McCain is not the nominee, no matter how many times you have heard that broadcasted or seen it printed. For that matter, neither is Barack Obama. Something most folks don't understand is that the primary does not select a nominee. That process doesn't even take place until after the national convention this fall. Plead with your friends and family not to use that word, and not to accept its usage in any circle. It is plainly not true - making it a lie. Now, presumptive nominee is correct, but there are only presumptive nominees because the media is telling us this every day - we are lemmings and tend to join what we think everyone else is joining.

Name recognition says a lot for some campaigns. That's why advertising is helpful and also why we should be telling people about Ron Paul still, even after the upset at the primary elections. It's not over till the fat lady sings; even Hillary Clinton gets that, why don't we?

Sandra Schell, Polson

Folf should be played on managed land

Regarding the June 9 editorial on folfing in the Pattee Canyon Recreation Area:

Forty acres out of 1,600 may not seem like much for a single sport, but what is to prevent other sports from asking for equal space? (Paintball is the most recent unapproved intruder.) According to a forestry school survey, 90 percent of PCRA users are hikers who ask for nothing more than a natural area where they are away from the city, can walk in a forest, and where, occasionally, they have the joy of seeing wildflowers and wildlife. How many acres should be allotted to them?

Folf is patterned after golf, a sport that is well managed on a course that is well maintained. The Forest Service, whose budget has been cut irresponsibly in the past Reagan-Clinton-Bush administrations, has no money to maintain a proper folf course, nor should it be expected to. The mistake was made over 15 years ago when a vagrant activity that involved hard, plastic discs and numbers painted on trees received the tacit approval of the Missoula Ranger District.

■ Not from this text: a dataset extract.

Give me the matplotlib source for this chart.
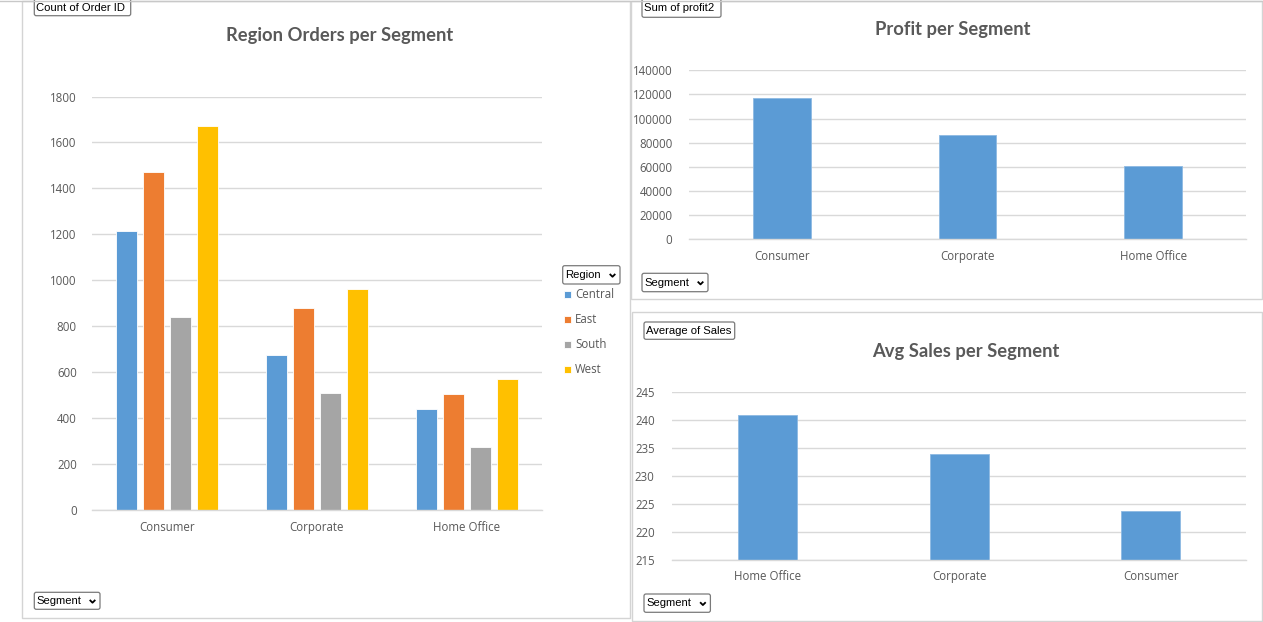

From that decision we have inherited 20- to 30-foot paths of barren earth, giant ponderosas with inch-deep vertical scars as high as 20 feet up the tree, and a diminished number of wildlife, including nesting birds.

Folf is a healthy, outdoor sport, as is golf, and like golf it should be played on well-managed land.

Mavis McKelvey, Missoula

Fun like a roller coaster ride

I had a blast at the state square dance festival.

I just finished taking lessons a month ago, but not going didn't even cross my mind. See, the trick is to pretend you know what you're doing. I saw even the most experienced dancers miss a step, but square dancers just smile and keep going until they find someone to dance with. That way it looks like we knew what we were doing all along.

I'm 26 and my friends and family tease me a little, but they just don't understand how much fun it is - it's like a roller coaster ride with your feet on the ground. You get that heady, spinny feeling and a case of perma-grin (can't stop smiling). I was thrilled to see a group of teens jazzing it up - there were 10 kids, and a square only holds eight, so they would cut in on each other and then a girl was dancing the boy's part and a boy dancing the girl's part and then two girls made one couple and two boys another - I even saw an all-girls square!

I also left the state square dance festival with dozens of stories stemming from single seniors becoming smitten with each other and hooking up - or trying not to; the stories and jokes told at the after-party in the RV; and doing the can-can. You heard me - the can-can!

I am so glad I went. What a good time; and the tradition of thanking each other after a dance really gives a sense of community that is noticeably lacking in everyday life. I feel fortunate to be a part of that community.

Sally White, Lolo

Congress, environmentalists to blame

High fuel prices are not to be blamed on oil companies, OPEC or any other related entities.

High fuel prices are the fault of weak and spineless members of Congress who sold out to environmentalism. When Congress sends the earth- and animal-huggers packing, starts drilling for new oil and begins building more refineries, the citizens of this country will begin to reap the fruit of energy independence.